»»

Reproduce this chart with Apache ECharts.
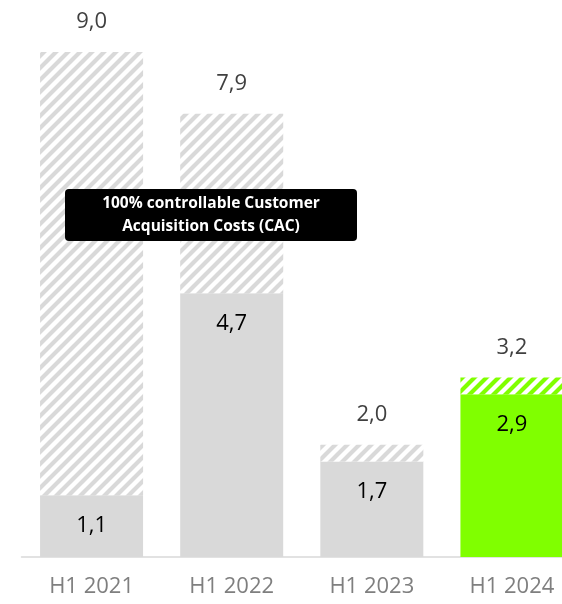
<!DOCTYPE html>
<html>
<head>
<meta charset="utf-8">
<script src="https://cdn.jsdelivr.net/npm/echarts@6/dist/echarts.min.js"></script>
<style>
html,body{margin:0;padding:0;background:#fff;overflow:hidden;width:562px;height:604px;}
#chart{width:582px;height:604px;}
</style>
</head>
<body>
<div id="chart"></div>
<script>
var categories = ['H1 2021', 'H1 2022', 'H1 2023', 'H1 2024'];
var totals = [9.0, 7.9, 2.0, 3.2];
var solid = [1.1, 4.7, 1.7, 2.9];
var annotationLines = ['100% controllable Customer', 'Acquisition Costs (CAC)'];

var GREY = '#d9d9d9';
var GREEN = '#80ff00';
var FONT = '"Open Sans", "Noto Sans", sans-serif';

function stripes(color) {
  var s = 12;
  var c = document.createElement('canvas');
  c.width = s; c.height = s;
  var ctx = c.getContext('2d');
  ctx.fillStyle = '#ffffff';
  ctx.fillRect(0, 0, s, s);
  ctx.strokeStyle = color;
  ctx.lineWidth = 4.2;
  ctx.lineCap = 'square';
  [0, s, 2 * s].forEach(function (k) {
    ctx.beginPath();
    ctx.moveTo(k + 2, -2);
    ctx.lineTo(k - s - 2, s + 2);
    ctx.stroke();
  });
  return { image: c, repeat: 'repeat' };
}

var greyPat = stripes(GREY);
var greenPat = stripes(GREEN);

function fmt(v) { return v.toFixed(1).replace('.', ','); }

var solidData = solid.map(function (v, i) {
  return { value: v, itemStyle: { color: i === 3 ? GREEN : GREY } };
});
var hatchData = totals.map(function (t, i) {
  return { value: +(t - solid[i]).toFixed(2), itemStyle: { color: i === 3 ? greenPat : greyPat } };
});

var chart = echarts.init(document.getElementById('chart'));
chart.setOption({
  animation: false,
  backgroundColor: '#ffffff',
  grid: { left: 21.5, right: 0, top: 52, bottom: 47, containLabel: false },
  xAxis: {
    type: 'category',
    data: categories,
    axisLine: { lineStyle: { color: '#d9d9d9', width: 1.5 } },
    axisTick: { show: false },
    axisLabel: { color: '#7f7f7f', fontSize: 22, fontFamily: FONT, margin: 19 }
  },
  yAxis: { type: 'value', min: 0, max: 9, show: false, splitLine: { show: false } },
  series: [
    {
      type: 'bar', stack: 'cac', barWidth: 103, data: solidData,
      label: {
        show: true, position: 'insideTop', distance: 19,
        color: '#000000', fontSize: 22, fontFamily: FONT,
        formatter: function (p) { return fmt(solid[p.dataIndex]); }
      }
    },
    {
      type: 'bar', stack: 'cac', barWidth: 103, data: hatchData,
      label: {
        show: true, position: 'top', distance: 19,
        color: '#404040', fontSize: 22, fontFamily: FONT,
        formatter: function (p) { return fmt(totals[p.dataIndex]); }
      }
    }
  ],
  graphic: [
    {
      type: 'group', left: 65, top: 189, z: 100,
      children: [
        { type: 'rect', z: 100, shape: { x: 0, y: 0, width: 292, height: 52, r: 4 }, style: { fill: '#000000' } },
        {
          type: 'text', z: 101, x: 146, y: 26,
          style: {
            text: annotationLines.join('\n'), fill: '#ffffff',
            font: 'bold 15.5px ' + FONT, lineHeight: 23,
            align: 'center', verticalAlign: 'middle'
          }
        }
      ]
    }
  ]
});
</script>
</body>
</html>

««

● What is being asked
Without including any pictures, print all of the material exactly as given.

● The reply
Reproduce this chart with Apache ECharts.
<!DOCTYPE html>
<html>
<head>
<meta charset="utf-8">
<script src="https://cdn.jsdelivr.net/npm/echarts@6/dist/echarts.min.js"></script>
<style>
html,body{margin:0;padding:0;background:#fff;overflow:hidden;width:562px;height:604px;}
#chart{width:582px;height:604px;}
</style>
</head>
<body>
<div id="chart"></div>
<script>
var categories = ['H1 2021', 'H1 2022', 'H1 2023', 'H1 2024'];
var totals = [9.0, 7.9, 2.0, 3.2];
var solid = [1.1, 4.7, 1.7, 2.9];
var annotationLines = ['100% controllable Customer', 'Acquisition Costs (CAC)'];

var GREY = '#d9d9d9';
var GREEN = '#80ff00';
var FONT = '"Open Sans", "Noto Sans", sans-serif';

function stripes(color) {
  var s = 12;
  var c = document.createElement('canvas');
  c.width = s; c.height = s;
  var ctx = c.getContext('2d');
  ctx.fillStyle = '#ffffff';
  ctx.fillRect(0, 0, s, s);
  ctx.strokeStyle = color;
  ctx.lineWidth = 4.2;
  ctx.lineCap = 'square';
  [0, s, 2 * s].forEach(function (k) {
    ctx.beginPath();
    ctx.moveTo(k + 2, -2);
    ctx.lineTo(k - s - 2, s + 2);
    ctx.stroke();
  });
  return { image: c, repeat: 'repeat' };
}

var greyPat = stripes(GREY);
var greenPat = stripes(GREEN);

function fmt(v) { return v.toFixed(1).replace('.', ','); }

var solidData = solid.map(function (v, i) {
  return { value: v, itemStyle: { color: i === 3 ? GREEN : GREY } };
});
var hatchData = totals.map(function (t, i) {
  return { value: +(t - solid[i]).toFixed(2), itemStyle: { color: i === 3 ? greenPat : greyPat } };
});

var chart = echarts.init(document.getElementById('chart'));
chart.setOption({
  animation: false,
  backgroundColor: '#ffffff',
  grid: { left: 21.5, right: 0, top: 52, bottom: 47, containLabel: false },
  xAxis: {
    type: 'category',
    data: categories,
    axisLine: { lineStyle: { color: '#d9d9d9', width: 1.5 } },
    axisTick: { show: false },
    axisLabel: { color: '#7f7f7f', fontSize: 22, fontFamily: FONT, margin: 19 }
  },
  yAxis: { type: 'value', min: 0, max: 9, show: false, splitLine: { show: false } },
  series: [
    {
      type: 'bar', stack: 'cac', barWidth: 103, data: solidData,
      label: {
        show: true, position: 'insideTop', distance: 19,
        color: '#000000', fontSize: 22, fontFamily: FONT,
        formatter: function (p) { return fmt(solid[p.dataIndex]); }
      }
    },
    {
      type: 'bar', stack: 'cac', barWidth: 103, data: hatchData,
      label: {
        show: true, position: 'top', distance: 19,
        color: '#404040', fontSize: 22, fontFamily: FONT,
        formatter: function (p) { return fmt(totals[p.dataIndex]); }
      }
    }
  ],
  graphic: [
    {
      type: 'group', left: 65, top: 189, z: 100,
      children: [
        { type: 'rect', z: 100, shape: { x: 0, y: 0, width: 292, height: 52, r: 4 }, style: { fill: '#000000' } },
        {
          type: 'text', z: 101, x: 146, y: 26,
          style: {
            text: annotationLines.join('\n'), fill: '#ffffff',
            font: 'bold 15.5px ' + FONT, lineHeight: 23,
            align: 'center', verticalAlign: 'middle'
          }
        }
      ]
    }
  ]
});
</script>
</body>
</html>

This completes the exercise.